IBROX supremo Sir David Murray is confident it would work but, for the life of me, I just can’t imagine Ally McCoist, pictured, managing Rangers.

Forgive me but, after his successful stint as the joker on the BBC’s “Question of Sport” team, every time I see him doing his day job as Walter Smith’s right hand man, I expect him to burst out laughing. It’s the smirk and the twinkle in his eye that prevents me from taking him seriously.

Fair enough, every football manager I’ve ever come across has had a sense of humour – wicked in some cases – but they can be deadly serious when they have to be.

Sam Allardyce and Peter Reid honed their wits in the same Bolton dressing room and can be hilarious company. But we’ve all seen TV footage of their paint-blistering dressing room rants and there’s no doubting who is the boss when they are around.

I believe Sir Alex Ferguson laughed - once – but, having seen first-hand how angry he can be if he’s having a bad day, I’d hate to be on the wrong end of one of his famous hairdryer blasts.

There is no doubting McCoist’s passion for Rangers Football Club – being their record goalscorer and all. He’d probably still be playing the clown on QoS if any other club but the Gers had come calling.

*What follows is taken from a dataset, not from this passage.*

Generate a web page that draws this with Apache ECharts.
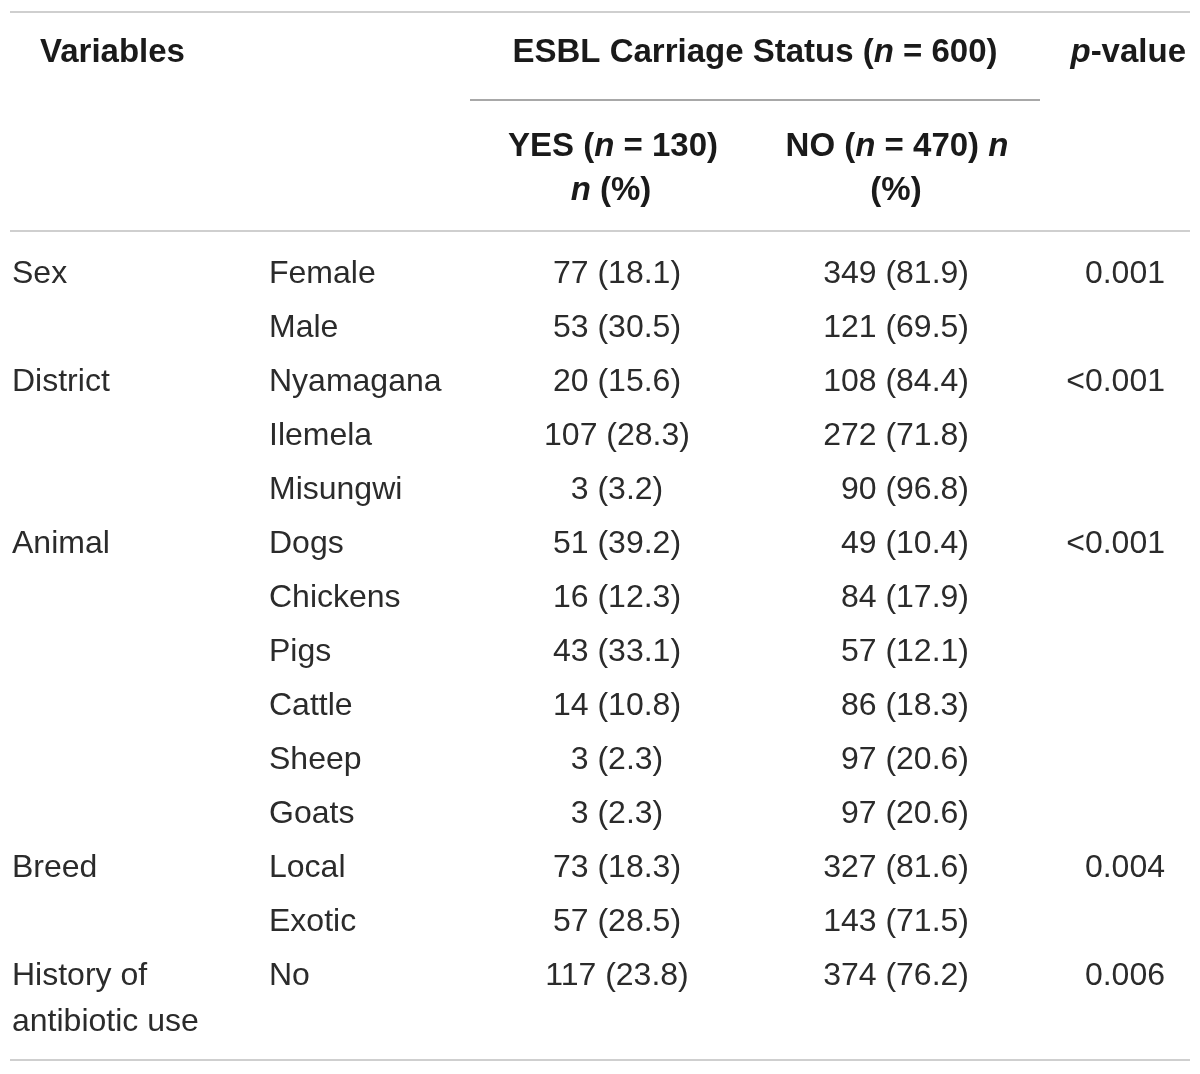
<!DOCTYPE html>
<html><head><meta charset="utf-8">
<script src="https://cdn.jsdelivr.net/npm/echarts@6/dist/echarts.min.js"></script>
<style>html,body{margin:0;padding:0;background:#fff}#c{width:1200px;height:1074px}</style>
</head><body><div id="c"></div>
<script>
// ---- data ----
const variables = ['Sex','','District','','','Animal','','','','','','Breed','','History of\nantibiotic use'];
const levels = ['Female','Male','Nyamagana','Ilemela','Misungwi','Dogs','Chickens','Pigs','Cattle','Sheep','Goats','Local','Exotic','No'];
const yesN   = [77,53,20,107,3,51,16,43,14,3,3,73,57,117];
const yesPct = ['18.1','30.5','15.6','28.3','3.2','39.2','12.3','33.1','10.8','2.3','2.3','18.3','28.5','23.8'];
const noN    = [349,121,108,272,90,49,84,57,86,97,97,327,143,374];
const noPct  = ['81.9','69.5','84.4','71.8','96.8','10.4','17.9','12.1','18.3','20.6','20.6','81.6','71.5','76.2'];
const pValues = ['0.001','','<0.001','','','<0.001','','','','','','0.004','','0.006'];

// ---- layout ----
const FONT = '"Liberation Sans", Arial, sans-serif';
const TXT = '#2b2b2b';
const FS = 32;
const rowIdx = levels.map((_, i) => i);
const colAnchor = {variable: 12, level: 269, yes: 617, no: 969, p: 1165};

function textSeries(name, x, texts, align) {
  return {
    name, type: 'scatter', symbolSize: 0, silent: true,
    itemStyle: {opacity: 1},
    data: texts.map((t, i) => ({value: [x, i], txt: t})),
    label: {
      show: true, position: [0, 0], align,
      verticalAlign: 'top', offset: [0, -23], lineHeight: 46,
      fontFamily: FONT, fontSize: FS, color: TXT, opacity: 1,
      formatter: p => p.data.txt
    }
  };
}

const chart = echarts.init(document.getElementById('c'), null, {renderer: 'canvas'});
const B = {fontFamily: FONT, fontSize: 33, fontWeight: 'bold', fill: '#1a1a1a'};
const BI = Object.assign({}, B, {fontStyle: 'italic'});
function hText(x, y, align, rich) {
  return {
    type: 'text', x, y, silent: true,
    style: Object.assign({}, B, {text: rich.text, rich: rich.rich, align, verticalAlign: 'middle'})
  };
}
const rule = (x1, x2, y, c) => ({type: 'line', silent: true, shape: {x1, y1: y, x2, y2: y}, style: {stroke: c, lineWidth: 2}});
const richB = {b: B, i: BI};

chart.setOption({
  animation: false,
  grid: {left: 0, right: 0, top: 247, height: 14 * 54, containLabel: false},
  xAxis: {type: 'value', min: 0, max: 1200, show: false},
  yAxis: {type: 'category', data: rowIdx, inverse: true, show: false},
  series: [
    textSeries('variable', colAnchor.variable, variables, 'left'),
    textSeries('level', colAnchor.level, levels, 'left'),
    textSeries('yes', colAnchor.yes, yesN.map((n, i) => n + ' (' + yesPct[i] + ')'), 'center'),
    textSeries('no', colAnchor.no, noN.map((n, i) => n + ' (' + noPct[i] + ')'), 'right'),
    textSeries('p', colAnchor.p, pValues, 'right')
  ],
  graphic: [
    rule(10, 1190, 12, '#cfcfcf'),
    rule(470, 1040, 100, '#a8a8a8'),
    rule(10, 1190, 231, '#cfcfcf'),
    rule(10, 1190, 1060, '#cfcfcf'),
    hText(40, 53, 'left', {text: '{b|Variables}', rich: richB}),
    hText(755, 53, 'center', {text: '{b|ESBL Carriage Status (}{i|n}{b| = 600)}', rich: richB}),
    hText(1186, 53, 'right', {text: '{i|p}{b|-value}', rich: richB}),
    hText(613, 147, 'center', {text: '{b|YES (}{i|n}{b| = 130)}', rich: richB}),
    hText(611, 191, 'center', {text: '{i|n}{b| (%)}', rich: richB}),
    hText(897, 147, 'center', {text: '{b|NO (}{i|n}{b| = 470) }{i|n}', rich: richB}),
    hText(896, 191, 'center', {text: '{b|(%)}', rich: richB})
  ]
});
</script></body></html>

And he has certainly impressed the powers that be since his appointment as Smith’s assistant in January 2007 – so much so that Murray, who celebrated 20 years’ ownership of the Glasgow giants last weekend, sees him as a natural successor when Smith steps down – provided they’ve managed to end Celtic’s three-year dominance of the SPL.

“I would have thought, all things being equal, that he will become manager,” Murray said.

“If we are successful, if Walter is successful then the natural successor would be McCoist.”

Murray knows such a move would be questioned by those who only see McCoist as a comic character who brought hilarity to a popular TV show, but he believes that beneath the light-hearted public persona lies a fiercely ambitious individual: “You wouldn’t have thought of him as a manager 20 years ago, would you? But he has a very strong mentality, so why shouldn’t he become manager?”

Murray knows best, but, if I were a Rangers player copping for an earful after dropping a clanger in an Old Firm derby, I’d be inclined to take the Chuckle Brothers more seriously than Ally.